Pour sa première visite officielle en Europe, Raul Castro a choisi de se rendre en France, une attention à laquelle Paris a été sensible. Le président cubain a en effet eu droit à une visite d’Etat en bonne et due forme, avec descente des Champs Elysées et rencontre des principaux personnages de l’Etat français. Un traitement de choix qui doit permettre à la France de devenir "premier partenaire" politique et économique européen de l'île des Caraïbes. Mais d’où partent les relations économiques entre les deux pays ? Et quelles perspectives les entreprises françaises peuvent-elles avoir dans cette île ?

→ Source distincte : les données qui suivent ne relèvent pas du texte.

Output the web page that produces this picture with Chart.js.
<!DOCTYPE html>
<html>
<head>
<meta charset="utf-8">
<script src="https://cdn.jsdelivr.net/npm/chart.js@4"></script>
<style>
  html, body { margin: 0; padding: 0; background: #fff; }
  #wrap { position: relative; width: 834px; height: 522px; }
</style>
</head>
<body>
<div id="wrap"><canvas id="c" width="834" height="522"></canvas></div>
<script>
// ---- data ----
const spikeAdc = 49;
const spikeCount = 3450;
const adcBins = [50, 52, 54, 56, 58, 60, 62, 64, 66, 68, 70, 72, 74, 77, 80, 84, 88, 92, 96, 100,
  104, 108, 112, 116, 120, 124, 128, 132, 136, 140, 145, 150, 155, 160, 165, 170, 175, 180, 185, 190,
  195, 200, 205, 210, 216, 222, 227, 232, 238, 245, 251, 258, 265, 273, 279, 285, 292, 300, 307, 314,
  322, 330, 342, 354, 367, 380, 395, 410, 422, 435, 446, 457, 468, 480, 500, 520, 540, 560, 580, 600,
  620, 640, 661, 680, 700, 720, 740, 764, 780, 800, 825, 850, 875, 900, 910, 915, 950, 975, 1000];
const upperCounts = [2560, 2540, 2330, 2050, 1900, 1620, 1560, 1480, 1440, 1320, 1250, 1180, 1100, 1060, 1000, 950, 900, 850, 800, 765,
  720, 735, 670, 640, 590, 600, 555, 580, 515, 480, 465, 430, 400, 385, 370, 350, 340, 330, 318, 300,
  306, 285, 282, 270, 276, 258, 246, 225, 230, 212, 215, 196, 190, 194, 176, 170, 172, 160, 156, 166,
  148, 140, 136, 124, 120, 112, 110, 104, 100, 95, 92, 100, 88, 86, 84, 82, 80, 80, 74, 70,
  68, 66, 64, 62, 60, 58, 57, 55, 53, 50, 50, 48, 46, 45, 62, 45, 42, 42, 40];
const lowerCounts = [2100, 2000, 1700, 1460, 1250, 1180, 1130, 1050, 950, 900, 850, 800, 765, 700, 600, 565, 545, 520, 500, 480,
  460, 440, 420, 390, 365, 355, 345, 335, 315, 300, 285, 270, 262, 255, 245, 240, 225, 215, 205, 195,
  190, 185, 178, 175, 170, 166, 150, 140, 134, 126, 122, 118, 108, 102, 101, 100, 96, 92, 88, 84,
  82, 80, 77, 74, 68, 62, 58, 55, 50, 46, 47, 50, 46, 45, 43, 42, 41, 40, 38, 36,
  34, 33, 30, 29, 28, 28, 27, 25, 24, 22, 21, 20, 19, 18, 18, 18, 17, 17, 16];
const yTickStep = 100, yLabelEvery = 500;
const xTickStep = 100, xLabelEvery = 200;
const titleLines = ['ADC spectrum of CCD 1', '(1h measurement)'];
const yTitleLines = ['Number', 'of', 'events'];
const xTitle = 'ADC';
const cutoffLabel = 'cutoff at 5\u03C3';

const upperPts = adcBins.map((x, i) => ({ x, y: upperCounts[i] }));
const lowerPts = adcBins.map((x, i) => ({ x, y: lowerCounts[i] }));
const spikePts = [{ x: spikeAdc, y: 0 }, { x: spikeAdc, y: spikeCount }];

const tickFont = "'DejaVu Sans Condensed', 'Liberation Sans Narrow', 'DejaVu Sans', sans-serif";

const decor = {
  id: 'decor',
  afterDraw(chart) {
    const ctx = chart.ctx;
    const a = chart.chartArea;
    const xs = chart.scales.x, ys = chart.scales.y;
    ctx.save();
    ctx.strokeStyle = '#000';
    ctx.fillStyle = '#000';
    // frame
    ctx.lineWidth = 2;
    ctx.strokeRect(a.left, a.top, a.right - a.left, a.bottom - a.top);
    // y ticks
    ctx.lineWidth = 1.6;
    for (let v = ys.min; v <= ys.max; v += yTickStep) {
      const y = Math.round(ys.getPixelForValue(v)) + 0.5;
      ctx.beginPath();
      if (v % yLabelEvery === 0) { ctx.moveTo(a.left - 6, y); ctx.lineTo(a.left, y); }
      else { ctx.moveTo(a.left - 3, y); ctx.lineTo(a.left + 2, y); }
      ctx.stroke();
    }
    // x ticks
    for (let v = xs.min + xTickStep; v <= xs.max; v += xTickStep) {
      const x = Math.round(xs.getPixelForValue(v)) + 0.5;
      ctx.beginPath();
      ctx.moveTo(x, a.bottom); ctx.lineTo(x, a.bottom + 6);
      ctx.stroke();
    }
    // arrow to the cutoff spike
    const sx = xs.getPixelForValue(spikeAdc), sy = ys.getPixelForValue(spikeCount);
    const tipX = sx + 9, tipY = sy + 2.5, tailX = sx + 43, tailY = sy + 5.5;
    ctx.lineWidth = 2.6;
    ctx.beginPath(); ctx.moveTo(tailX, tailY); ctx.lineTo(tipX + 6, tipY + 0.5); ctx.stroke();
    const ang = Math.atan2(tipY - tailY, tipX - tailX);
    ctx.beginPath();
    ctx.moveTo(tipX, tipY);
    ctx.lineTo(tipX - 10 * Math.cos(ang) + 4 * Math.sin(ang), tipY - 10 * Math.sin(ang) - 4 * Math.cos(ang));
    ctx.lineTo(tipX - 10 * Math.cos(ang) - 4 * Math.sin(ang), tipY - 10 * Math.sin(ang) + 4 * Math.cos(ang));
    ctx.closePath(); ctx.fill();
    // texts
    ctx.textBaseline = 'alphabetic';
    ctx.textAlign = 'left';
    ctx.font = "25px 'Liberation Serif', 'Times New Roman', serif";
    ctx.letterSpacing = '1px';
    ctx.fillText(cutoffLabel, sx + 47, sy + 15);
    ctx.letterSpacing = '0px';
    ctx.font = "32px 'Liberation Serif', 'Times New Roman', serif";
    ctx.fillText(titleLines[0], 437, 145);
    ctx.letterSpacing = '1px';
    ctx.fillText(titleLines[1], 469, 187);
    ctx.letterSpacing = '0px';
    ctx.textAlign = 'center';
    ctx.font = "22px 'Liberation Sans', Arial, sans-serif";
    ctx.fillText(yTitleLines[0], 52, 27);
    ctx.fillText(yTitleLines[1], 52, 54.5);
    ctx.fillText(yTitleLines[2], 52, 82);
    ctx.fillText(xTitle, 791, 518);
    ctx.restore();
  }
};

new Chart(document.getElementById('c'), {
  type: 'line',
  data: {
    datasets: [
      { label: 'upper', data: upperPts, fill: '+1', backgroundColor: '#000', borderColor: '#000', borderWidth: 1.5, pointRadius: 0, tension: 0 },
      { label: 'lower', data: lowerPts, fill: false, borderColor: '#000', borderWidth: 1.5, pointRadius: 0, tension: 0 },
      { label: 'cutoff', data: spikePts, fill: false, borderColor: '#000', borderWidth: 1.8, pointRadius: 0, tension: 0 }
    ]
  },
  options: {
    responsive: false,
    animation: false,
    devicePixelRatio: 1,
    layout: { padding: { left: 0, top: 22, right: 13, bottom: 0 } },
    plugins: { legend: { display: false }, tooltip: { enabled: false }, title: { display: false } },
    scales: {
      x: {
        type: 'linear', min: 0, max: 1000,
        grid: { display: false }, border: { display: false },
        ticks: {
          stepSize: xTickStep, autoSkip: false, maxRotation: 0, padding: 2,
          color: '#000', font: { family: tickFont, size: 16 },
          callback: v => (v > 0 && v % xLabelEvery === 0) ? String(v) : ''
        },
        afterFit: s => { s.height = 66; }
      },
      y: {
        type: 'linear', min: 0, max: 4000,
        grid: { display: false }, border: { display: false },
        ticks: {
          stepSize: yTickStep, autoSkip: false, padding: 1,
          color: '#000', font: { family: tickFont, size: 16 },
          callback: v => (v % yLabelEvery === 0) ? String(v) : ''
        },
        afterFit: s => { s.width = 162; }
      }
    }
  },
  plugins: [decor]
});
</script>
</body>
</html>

Cuba, un poids léger du commerce extérieur français. Si Paris accorde une grande importance à Cuba, ce dernier ne pèse pourtant pas beaucoup en termes économiques. En effet, Cuba ne représentait en 2014 que 0,05% des exportations françaises, la Havane étant le 105e partenaire commercial de la France. Les 180 millions d'euros d’échanges commerciaux par an représentent donc une part négligeable du commerce extérieur français.
En outre, les échanges entre les deux pays sont peu diversifiés. Ainsi, trois secteurs représentent presque 70% des exportations cubaines vers la France : les boissons (31,7% des exportations), les préparations et conserves à base de poissons (18,8%) et les tabacs manufacturés (18,5%). Dans le sens inverse, la France exporte à Cuba surtout des produits agricoles (35% des échanges), des produits chimiques (10,9%), des téléphones et équipements télécoms (5,7%), ainsi que des équipements pour automobiles (5,6%).
Mais un Etat stratégique dans la région. Malgré sa taille réduite, le marché cubain suscite l’intérêt des entreprises françaises à plus d’un titre. Tout d’abord parce qu’il y a beaucoup à y faire : l’embargo américain instauré depuis 1962 a empêché les Cubains et les entreprises locales de renouveler leurs équipements, qui sont désormais vieillissants. Tout est donc à reconstruire sur l’île, qui pourrait alors rapidement devenir le premier marché de cette zone des Caraïbes, devant Porto Rico et la République Dominicaine.
De plus, Cuba est une porte d’entrée vers les pays hispanophones de la région : "les entreprises qui s’y installent visent le marché cubain mais aussi tous les Caraïbes car Cuba joue un rôle central pour toute la région", souligne pour Europe 1 Stéphane Witkowski, président du Conseil de gestion de l'IHEAL (Institut des Hautes Etudes de l'Amérique Latine). Sans oublier que l'île est à ses yeux un pari sur l’avenir : "grâce à son haut niveau de formation, Cuba a vocation à devenir une plate-forme de services à haut niveau de qualification".
Quelles sont les entreprises françaises présentes à Cuba ? "Nous avons 60 à 70 entreprises ou bureaux de représentation à Cuba", résume celui qui est par ailleurs membre du Comité d’Honneur de Cuba Coopération France. Les entreprises françaises se sont concentrées dans quelques secteurs très précis : les infrastructures (Bouygues), la logistique et les transports (CMA-CGM), l’agroalimentaire (Ricard, Perrier-Vittel), les énergies (Total, Peberco) ou encore le tourisme (Accord). Ce dernier secteur est d’ailleurs celui qui se développe le plus vite, avec notamment une hausse de 30% des touristes français depuis deux ans.
La ruée sur Cuba est déjà lancée. Preuve de l’intérêt des entreprises françaises pour Cuba, la France est le quatrième investisseur étranger sur l’île. Mais elle pourrait rapidement perdre cette position : "on assiste à une course entre les investisseurs brésiliens, vénézuéliens, européens et africains. Au cours des deux dernières années, on a dénombré 185 visites de délégations et 22 visites d’Etat", prévient Stéphane Witkowski.
Sans oublier le cas américain, voisin incontournable et refuge d’une importante communauté cubaine mais avec lequel La Havane entretient des relations compliquées. De prime abord, les Français ont peu de chances de rivaliser avec les Etats-Unis dans leur zone d’influence. Sauf que Cuba est un cas à part. "Les Cubains ne se sont jamais considérés comme le 52e Etat américain et ne veulent pas le devenir : la génération historique actuellement au pouvoir à Cuba veut laisser à ses successeurs un pays qui ne soit pas aligné sur les intérêts américains. Le retour américain se fait donc par étape et prendra du temps", assure Stéphane Witkowski.
Les entreprises françaises ont donc toutes leurs chances, à conditions d’amadouer les particularités de Cuba. "Ce n’est pas un marché évident : il y a des lenteurs bureaucratiques, les décideurs ne sont pas toujours les négociateurs, les financements sont difficiles à trouver à cause de l’embargo et du risque de sanctions, sans oublier un problème de droit en ce qui concerne les titres de propriété", prévient Stéphane Witkowski.